Site icon Australian Financial News

Demand for CBD offices looks past flexible work trend

Demand for space in CBD towers has risen in every capital city across the country, defying concerns that the pandemic-inspired work-from-home trend would decimate office markets and bolstering confidence in central city real estate.

Tenant demand rose an average 1 per cent across the CBDs, and by 0.7 per cent in suburban office markets over the last six months, according to the Property Council of Australia’s latest office market report.

Indeed, demand for space rose higher than historical averages in every capital city except for Sydney and Brisbane.

“The fact that there is positive demand across the CBDs, and not just positive demand but demand in excess over historical average in most cities: that is a very strong result given two years of pandemic and all the uncertainty,” Property Council of Australia chief executive Ken Morrison told The Australian Financial Review.

With demand holding up, vacancy levels rates bumped up only slightly from 11.9 per cent to 12.1 per cent at a national level, with that uptick the result of new supply in office space.

Vacancy rates rose in the last six months in only two CBDs: Melbourne, from 10.4 per cent to 11.9 per cent, and Brisbane, from 13.6 per cent to 15.4 per cent.
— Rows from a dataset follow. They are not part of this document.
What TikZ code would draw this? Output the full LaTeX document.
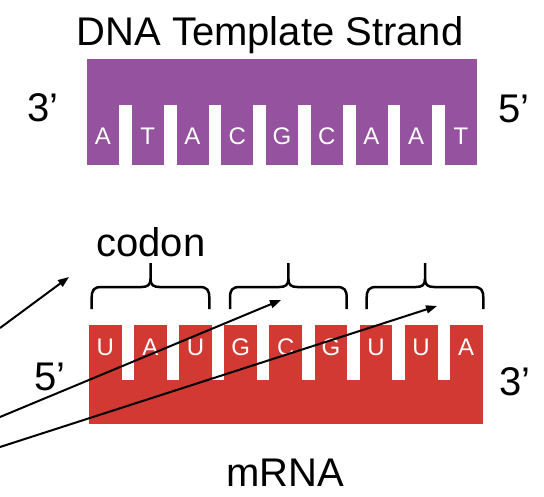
\documentclass[tikz,border=0pt]{standalone}
\usepackage{fontspec}
\setmainfont{Liberation Sans}
\usetikzlibrary{arrows.meta}
\definecolor{dnapurple}{RGB}{149,82,158}
\definecolor{rnared}{RGB}{209,57,50}
\newcommand{\cbrace}[2]{%
  \pgfmathsetmacro{\bm}{(#1+#2)/2}%
  \draw[bracestyle] (#1,309) -- (#1,298) .. controls (#1,290) and ({#1+2},287) .. ({#1+10},287) -- ({\bm-9},287) .. controls ({\bm-3},287) and (\bm,285) .. (\bm,279) -- (\bm,263);
  \draw[bracestyle] (#2,309) -- (#2,298) .. controls (#2,290) and ({#2-2},287) .. ({#2-10},287) -- ({\bm+9},287) .. controls ({\bm+3},287) and (\bm,285) .. (\bm,279);
}
\begin{document}
\begin{tikzpicture}[x=1pt,y=-1pt,
  lbl/.style={font=\fontsize{40}{48}\selectfont, inner sep=0pt},
  base/.style={font=\fontsize{24}{28}\selectfont, text=white, inner sep=0pt},
  bracestyle/.style={line width=2.5pt, line join=round, line cap=butt},
  arr/.style={line width=2pt, -{Triangle[length=11pt,width=8pt]}}]
\useasboundingbox (0,0) rectangle (544,496);
% DNA template strand
\fill[dnapurple] (87,59) rectangle (477,105);
\foreach \i in {0,...,8} \fill[dnapurple] ({87+\i*44.75},104) rectangle ({119+\i*44.75},165);
\foreach \l [count=\i from 0] in {A,T,A,C,G,C,A,A,T}
  \node[base] (d\i) at ({103+\i*44.75},136) {\l};
% mRNA
\fill[rnared] (89,380) rectangle (483,424);
\foreach \i in {0,...,8} \fill[rnared] ({89+\i*45.1},325) rectangle ({121.8+\i*45.1},381);
\foreach \l [count=\i from 0] in {U,A,U,G,C,G,U,U,A}
  \node[base] (r\i) at ({105.4+\i*45.1},347) {\l};
% labels
\node[lbl, anchor=base] (title) at (270,45) {DNA Template Strand};
\node[lbl] (dnathree) at (43,108) {3’};
\node[lbl] (dnafive) at (514,109) {5’};
\node[lbl] (rnafive) at (50,377) {5’};
\node[lbl] (rnathree) at (515,382) {3’};
\node[lbl, anchor=base] (codon) at (151,256.5) {codon};
\node[lbl, anchor=base] (mrna) at (285,486) {mRNA};
% braces
\cbrace{91.7}{209.3}
\cbrace{230}{346.7}
\cbrace{366.7}{483.3}
% arrows
\coordinate (a1s) at (0,328);
\coordinate (a1e) at (69,277);
\coordinate (a2s) at (0,417);
\coordinate (a2e) at (281,300);
\coordinate (a3s) at (0,447);
\coordinate (a3e) at (437,306);
\draw[arr] (a1s) -- (a1e);
\draw[arr] (a2s) -- (a2e);
\draw[arr] (a3s) -- (a3e);
\end{tikzpicture}
\end{document}
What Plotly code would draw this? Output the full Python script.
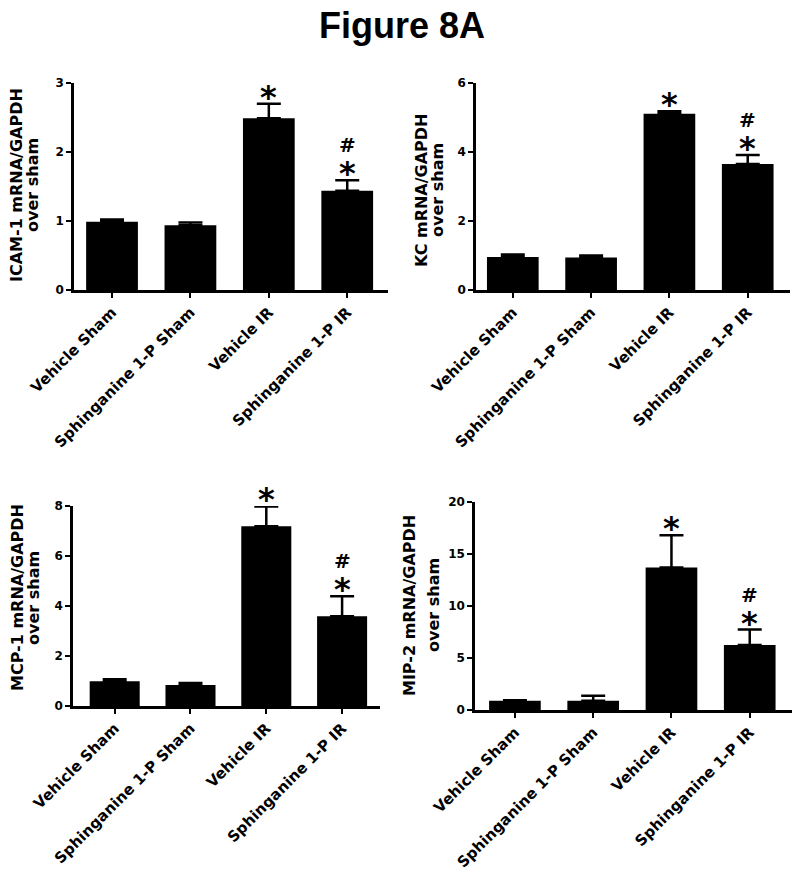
import plotly.graph_objects as go

groups = ["Vehicle Sham", "Sphinganine 1-P Sham", "Vehicle IR", "Sphinganine 1-P IR"]

icam_mean = [0.99, 0.94, 2.49, 1.44]
icam_sem = [0.03, 0.04, 0.21, 0.15]
kc_mean = [0.96, 0.94, 5.11, 3.65]
kc_sem = [0.07, 0.06, 0.07, 0.26]
mcp_mean = [0.99, 0.84, 7.19, 3.59]
mcp_sem = [0.08, 0.08, 0.79, 0.80]
mip_mean = [0.90, 0.90, 13.7, 6.24]
mip_sem = [0.04, 0.48, 3.10, 1.50]

# significance marks: * vs sham, # vs vehicle IR
star_mark = [False, False, True, True]
hash_mark = [False, False, False, True]

# the page body has an 8px margin, so the figure is drawn 8px smaller and
# all pixel positions (measured on the full 800x871 window) are shifted by 8
OFF = 8
W, H = 800 - OFF, 871 - OFF
FONT = "DejaVu Sans"

def px_x(p):
    return (p - OFF) / W

def px_y(p):
    return 1 - (p - OFF) / H

# per panel: data, y label, y max, tick step, axis box in pixels, x range, y-title line x positions, y-title centre
panels = [
    dict(mean=icam_mean, sem=icam_sem, label="ICAM-1 mRNA/GAPDH", ymax=3, dtick=1,
         box=(74, 388, 83, 290), xr=(-0.485, 3.52), tx=(17, 33), ty=185),
    dict(mean=kc_mean, sem=kc_sem, label="KC mRNA/GAPDH", ymax=6, dtick=2,
         box=(476, 790, 83, 290), xr=(-0.47, 3.54), tx=(421, 437), ty=190),
    dict(mean=mcp_mean, sem=mcp_sem, label="MCP-1 mRNA/GAPDH", ymax=8, dtick=2,
         box=(73, 380, 506, 706), xr=(-0.55, 3.5), tx=(17, 33), ty=598),
    dict(mean=mip_mean, sem=mip_sem, label="MIP-2 mRNA/GAPDH", ymax=20, dtick=5,
         box=(475, 792, 502, 710), xr=(-0.51, 3.54), tx=(409, 433), ty=605),
]

fig = go.Figure()
annotations = []
layout = {}

for i, p in enumerate(panels, start=1):
    sfx = "" if i == 1 else str(i)
    x0, x1, y0, y1 = p["box"]
    fig.add_trace(go.Bar(
        x=groups, y=p["mean"],
        marker=dict(color="black", line=dict(width=0)),
        width=0.66,
        error_y=dict(type="data", array=p["sem"], arrayminus=[0] * 4, symmetric=False,
                     color="black", thickness=2.5, width=12),
        xaxis="x" + sfx, yaxis="y" + sfx, showlegend=False,
    ))
    layout["xaxis" + sfx] = dict(
        domain=[px_x(x0), px_x(x1)], anchor="y" + sfx, type="category",
        range=list(p["xr"]), showline=True, linecolor="black", linewidth=2.5,
        ticks="outside", ticklen=5, tickwidth=2, tickcolor="black",
        tickangle=-45, tickfont=dict(family=FONT, size=15, color="black", weight="bold"),
        showgrid=False, zeroline=False, fixedrange=True, automargin=False,
    )
    layout["yaxis" + sfx] = dict(
        domain=[px_y(y1), px_y(y0)], anchor="x" + sfx, range=[0, p["ymax"]],
        dtick=p["dtick"], showline=True, linecolor="black", linewidth=2.5,
        ticks="outside", ticklen=5, tickwidth=2, tickcolor="black",
        tickfont=dict(family=FONT, size=12, color="black", weight="bold"),
        showgrid=False, zeroline=False, fixedrange=True, automargin=False,
    )
    # y axis title, two lines
    for txt, xx in zip([p["label"], "over sham"], p["tx"]):
        annotations.append(dict(
            text=txt, x=px_x(xx), y=px_y(p["ty"]), xref="paper", yref="paper",
            xanchor="center", yanchor="middle", textangle=-90, showarrow=False,
            font=dict(family=FONT, size=16, color="black", weight="bold"),
        ))
    # significance marks
    for g, m, s, st, hs in zip(groups, p["mean"], p["sem"], star_mark, hash_mark):
        if st:
            annotations.append(dict(
                text="*", x=g, y=m + s, xref="x" + sfx, yref="y" + sfx,
                xanchor="center", yanchor="bottom", yshift=-14, showarrow=False,
                font=dict(family=FONT, size=32, color="black", weight="bold"),
            ))
        if hs:
            annotations.append(dict(
                text="#", x=g, y=m + s, xref="x" + sfx, yref="y" + sfx,
                xanchor="center", yanchor="bottom", yshift=21, showarrow=False,
                font=dict(family=FONT, size=20, color="black", weight="bold"),
            ))

fig.update_layout(
    **layout,
    annotations=annotations,
    title=dict(text="Figure 8A", x=px_x(402), xanchor="center", y=px_y(25), yanchor="middle",
               font=dict(family="Liberation Sans", size=36, color="black", weight="bold")),
    width=W, height=H,
    margin=dict(l=0, r=0, t=0, b=0, autoexpand=False),
    paper_bgcolor="white", plot_bgcolor="white",
    bargap=0.34,
)

fig.write_html("out.html")
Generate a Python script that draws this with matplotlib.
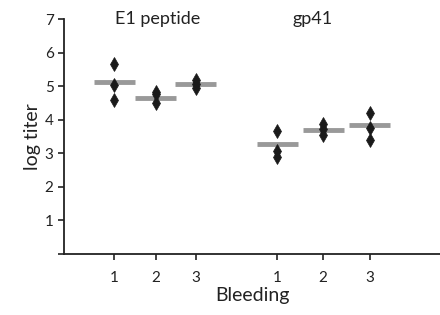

Supply significantly outstripped demand in those CBDs.

The resilience of CBD office markets amid the turbulence of COVID-19, with vacancy rates increasing by just 3.3 per cent overall in the past two years, compares favourably with the 1990s recession, when vacancy rates blew out by 15.6 per cent over three years.

That robustness underpins expectations office rents, whose rate of decline eased last year, will steady this year and even grow in some cities. Colliers expects average prime net effective rents in the Sydney CBD, now at $651 per sq m annually, to rise 4.2 per cent.

In Melbourne, net effective rents – which factor in the value of incentives to tenants – are expected to track sideways over this year, while posting marginal or modest gains in Brisbane, Canberra, Adelaide and Perth.

The bi-annual stocktake of the office markets highlights a temporary disconnect between the relative strength in demand for space in CBD towers and the large numbers of employees still working remotely.